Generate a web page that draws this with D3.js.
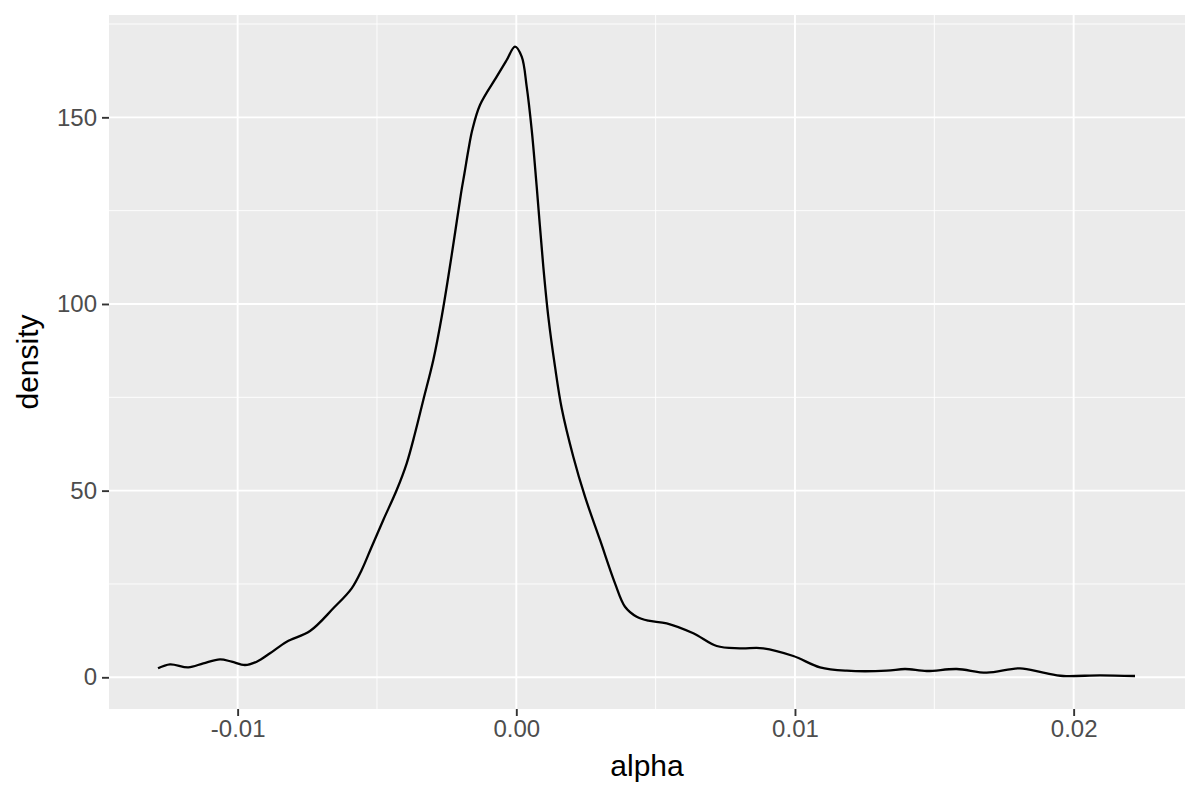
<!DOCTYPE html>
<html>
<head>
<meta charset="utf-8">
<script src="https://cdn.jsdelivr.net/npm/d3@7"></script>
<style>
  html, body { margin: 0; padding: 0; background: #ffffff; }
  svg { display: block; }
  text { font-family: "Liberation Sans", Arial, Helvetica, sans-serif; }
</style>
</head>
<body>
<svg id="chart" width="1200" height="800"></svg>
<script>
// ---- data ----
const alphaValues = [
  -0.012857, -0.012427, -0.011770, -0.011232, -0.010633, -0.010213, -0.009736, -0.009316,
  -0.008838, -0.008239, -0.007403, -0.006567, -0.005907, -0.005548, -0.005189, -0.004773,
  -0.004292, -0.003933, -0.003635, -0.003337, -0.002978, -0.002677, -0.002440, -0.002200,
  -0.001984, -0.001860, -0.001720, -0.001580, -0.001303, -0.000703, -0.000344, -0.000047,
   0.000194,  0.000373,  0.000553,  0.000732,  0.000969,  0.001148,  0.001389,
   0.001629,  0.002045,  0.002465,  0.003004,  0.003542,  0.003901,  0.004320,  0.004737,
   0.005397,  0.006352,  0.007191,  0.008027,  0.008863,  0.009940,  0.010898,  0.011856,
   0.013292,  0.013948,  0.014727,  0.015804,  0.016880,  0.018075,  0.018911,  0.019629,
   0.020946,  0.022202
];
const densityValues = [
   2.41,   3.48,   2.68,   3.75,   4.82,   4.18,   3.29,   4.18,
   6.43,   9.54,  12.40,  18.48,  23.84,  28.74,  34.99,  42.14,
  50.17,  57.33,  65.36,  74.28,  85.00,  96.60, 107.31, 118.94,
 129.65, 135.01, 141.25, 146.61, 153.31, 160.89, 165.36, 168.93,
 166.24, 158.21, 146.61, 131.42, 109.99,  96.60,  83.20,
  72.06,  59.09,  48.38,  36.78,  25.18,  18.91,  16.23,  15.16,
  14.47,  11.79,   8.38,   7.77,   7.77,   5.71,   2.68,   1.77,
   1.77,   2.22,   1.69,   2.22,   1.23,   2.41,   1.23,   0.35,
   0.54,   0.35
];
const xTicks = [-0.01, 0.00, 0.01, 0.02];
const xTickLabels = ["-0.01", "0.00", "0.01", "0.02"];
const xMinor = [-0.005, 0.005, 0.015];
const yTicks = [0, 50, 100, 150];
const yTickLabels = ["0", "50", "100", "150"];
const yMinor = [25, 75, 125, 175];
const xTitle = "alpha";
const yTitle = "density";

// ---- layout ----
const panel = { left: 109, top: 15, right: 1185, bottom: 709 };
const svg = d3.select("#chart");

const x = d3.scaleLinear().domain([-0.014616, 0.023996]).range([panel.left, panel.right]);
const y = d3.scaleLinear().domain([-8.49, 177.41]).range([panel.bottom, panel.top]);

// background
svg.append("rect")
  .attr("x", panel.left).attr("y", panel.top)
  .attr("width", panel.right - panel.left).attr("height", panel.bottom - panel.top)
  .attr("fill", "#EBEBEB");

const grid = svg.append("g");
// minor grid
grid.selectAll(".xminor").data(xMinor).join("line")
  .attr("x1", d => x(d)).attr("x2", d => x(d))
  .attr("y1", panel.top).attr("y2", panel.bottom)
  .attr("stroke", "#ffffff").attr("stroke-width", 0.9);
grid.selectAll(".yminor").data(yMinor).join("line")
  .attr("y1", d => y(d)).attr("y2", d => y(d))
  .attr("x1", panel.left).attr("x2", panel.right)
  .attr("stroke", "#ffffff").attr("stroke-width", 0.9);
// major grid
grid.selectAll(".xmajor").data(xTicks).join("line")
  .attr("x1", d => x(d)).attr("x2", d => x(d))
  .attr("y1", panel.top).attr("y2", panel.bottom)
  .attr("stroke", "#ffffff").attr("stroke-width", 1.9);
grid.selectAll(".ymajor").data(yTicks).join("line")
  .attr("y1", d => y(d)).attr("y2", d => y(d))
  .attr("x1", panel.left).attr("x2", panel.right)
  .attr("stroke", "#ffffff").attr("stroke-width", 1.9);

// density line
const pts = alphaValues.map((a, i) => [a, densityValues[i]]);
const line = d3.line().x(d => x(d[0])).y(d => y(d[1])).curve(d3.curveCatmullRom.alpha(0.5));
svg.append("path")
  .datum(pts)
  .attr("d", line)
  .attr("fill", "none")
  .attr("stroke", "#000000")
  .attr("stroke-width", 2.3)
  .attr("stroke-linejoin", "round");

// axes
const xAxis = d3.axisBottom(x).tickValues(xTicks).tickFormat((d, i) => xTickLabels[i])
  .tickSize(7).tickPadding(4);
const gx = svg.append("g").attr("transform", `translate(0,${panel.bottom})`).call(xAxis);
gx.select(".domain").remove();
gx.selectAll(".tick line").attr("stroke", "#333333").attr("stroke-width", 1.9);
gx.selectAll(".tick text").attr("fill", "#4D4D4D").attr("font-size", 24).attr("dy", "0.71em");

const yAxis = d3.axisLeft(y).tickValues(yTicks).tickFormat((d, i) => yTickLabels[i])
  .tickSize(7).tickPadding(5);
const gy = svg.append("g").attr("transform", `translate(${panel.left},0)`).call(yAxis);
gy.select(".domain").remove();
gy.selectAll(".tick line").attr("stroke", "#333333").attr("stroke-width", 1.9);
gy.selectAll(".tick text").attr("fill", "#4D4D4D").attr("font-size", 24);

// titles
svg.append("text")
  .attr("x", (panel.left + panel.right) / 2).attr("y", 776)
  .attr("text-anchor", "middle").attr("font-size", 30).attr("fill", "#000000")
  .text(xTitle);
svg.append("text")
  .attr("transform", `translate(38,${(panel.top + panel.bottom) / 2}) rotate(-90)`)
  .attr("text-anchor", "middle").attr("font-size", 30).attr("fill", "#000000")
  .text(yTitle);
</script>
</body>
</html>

### DIRECTIVE
Write out the full set of lines verbatim, without the pictures.

### EXERCISE RESULT
Generate a web page that draws this with D3.js.
<!DOCTYPE html>
<html>
<head>
<meta charset="utf-8">
<script src="https://cdn.jsdelivr.net/npm/d3@7"></script>
<style>
  html, body { margin: 0; padding: 0; background: #ffffff; }
  svg { display: block; }
  text { font-family: "Liberation Sans", Arial, Helvetica, sans-serif; }
</style>
</head>
<body>
<svg id="chart" width="1200" height="800"></svg>
<script>
// ---- data ----
const alphaValues = [
  -0.012857, -0.012427, -0.011770, -0.011232, -0.010633, -0.010213, -0.009736, -0.009316,
  -0.008838, -0.008239, -0.007403, -0.006567, -0.005907, -0.005548, -0.005189, -0.004773,
  -0.004292, -0.003933, -0.003635, -0.003337, -0.002978, -0.002677, -0.002440, -0.002200,
  -0.001984, -0.001860, -0.001720, -0.001580, -0.001303, -0.000703, -0.000344, -0.000047,
   0.000194,  0.000373,  0.000553,  0.000732,  0.000969,  0.001148,  0.001389,
   0.001629,  0.002045,  0.002465,  0.003004,  0.003542,  0.003901,  0.004320,  0.004737,
   0.005397,  0.006352,  0.007191,  0.008027,  0.008863,  0.009940,  0.010898,  0.011856,
   0.013292,  0.013948,  0.014727,  0.015804,  0.016880,  0.018075,  0.018911,  0.019629,
   0.020946,  0.022202
];
const densityValues = [
   2.41,   3.48,   2.68,   3.75,   4.82,   4.18,   3.29,   4.18,
   6.43,   9.54,  12.40,  18.48,  23.84,  28.74,  34.99,  42.14,
  50.17,  57.33,  65.36,  74.28,  85.00,  96.60, 107.31, 118.94,
 129.65, 135.01, 141.25, 146.61, 153.31, 160.89, 165.36, 168.93,
 166.24, 158.21, 146.61, 131.42, 109.99,  96.60,  83.20,
  72.06,  59.09,  48.38,  36.78,  25.18,  18.91,  16.23,  15.16,
  14.47,  11.79,   8.38,   7.77,   7.77,   5.71,   2.68,   1.77,
   1.77,   2.22,   1.69,   2.22,   1.23,   2.41,   1.23,   0.35,
   0.54,   0.35
];
const xTicks = [-0.01, 0.00, 0.01, 0.02];
const xTickLabels = ["-0.01", "0.00", "0.01", "0.02"];
const xMinor = [-0.005, 0.005, 0.015];
const yTicks = [0, 50, 100, 150];
const yTickLabels = ["0", "50", "100", "150"];
const yMinor = [25, 75, 125, 175];
const xTitle = "alpha";
const yTitle = "density";

// ---- layout ----
const panel = { left: 109, top: 15, right: 1185, bottom: 709 };
const svg = d3.select("#chart");

const x = d3.scaleLinear().domain([-0.014616, 0.023996]).range([panel.left, panel.right]);
const y = d3.scaleLinear().domain([-8.49, 177.41]).range([panel.bottom, panel.top]);

// background
svg.append("rect")
  .attr("x", panel.left).attr("y", panel.top)
  .attr("width", panel.right - panel.left).attr("height", panel.bottom - panel.top)
  .attr("fill", "#EBEBEB");

const grid = svg.append("g");
// minor grid
grid.selectAll(".xminor").data(xMinor).join("line")
  .attr("x1", d => x(d)).attr("x2", d => x(d))
  .attr("y1", panel.top).attr("y2", panel.bottom)
  .attr("stroke", "#ffffff").attr("stroke-width", 0.9);
grid.selectAll(".yminor").data(yMinor).join("line")
  .attr("y1", d => y(d)).attr("y2", d => y(d))
  .attr("x1", panel.left).attr("x2", panel.right)
  .attr("stroke", "#ffffff").attr("stroke-width", 0.9);
// major grid
grid.selectAll(".xmajor").data(xTicks).join("line")
  .attr("x1", d => x(d)).attr("x2", d => x(d))
  .attr("y1", panel.top).attr("y2", panel.bottom)
  .attr("stroke", "#ffffff").attr("stroke-width", 1.9);
grid.selectAll(".ymajor").data(yTicks).join("line")
  .attr("y1", d => y(d)).attr("y2", d => y(d))
  .attr("x1", panel.left).attr("x2", panel.right)
  .attr("stroke", "#ffffff").attr("stroke-width", 1.9);

// density line
const pts = alphaValues.map((a, i) => [a, densityValues[i]]);
const line = d3.line().x(d => x(d[0])).y(d => y(d[1])).curve(d3.curveCatmullRom.alpha(0.5));
svg.append("path")
  .datum(pts)
  .attr("d", line)
  .attr("fill", "none")
  .attr("stroke", "#000000")
  .attr("stroke-width", 2.3)
  .attr("stroke-linejoin", "round");

// axes
const xAxis = d3.axisBottom(x).tickValues(xTicks).tickFormat((d, i) => xTickLabels[i])
  .tickSize(7).tickPadding(4);
const gx = svg.append("g").attr("transform", `translate(0,${panel.bottom})`).call(xAxis);
gx.select(".domain").remove();
gx.selectAll(".tick line").attr("stroke", "#333333").attr("stroke-width", 1.9);
gx.selectAll(".tick text").attr("fill", "#4D4D4D").attr("font-size", 24).attr("dy", "0.71em");

const yAxis = d3.axisLeft(y).tickValues(yTicks).tickFormat((d, i) => yTickLabels[i])
  .tickSize(7).tickPadding(5);
const gy = svg.append("g").attr("transform", `translate(${panel.left},0)`).call(yAxis);
gy.select(".domain").remove();
gy.selectAll(".tick line").attr("stroke", "#333333").attr("stroke-width", 1.9);
gy.selectAll(".tick text").attr("fill", "#4D4D4D").attr("font-size", 24);

// titles
svg.append("text")
  .attr("x", (panel.left + panel.right) / 2).attr("y", 776)
  .attr("text-anchor", "middle").attr("font-size", 30).attr("fill", "#000000")
  .text(xTitle);
svg.append("text")
  .attr("transform", `translate(38,${(panel.top + panel.bottom) / 2}) rotate(-90)`)
  .attr("text-anchor", "middle").attr("font-size", 30).attr("fill", "#000000")
  .text(yTitle);
</script>
</body>
</html>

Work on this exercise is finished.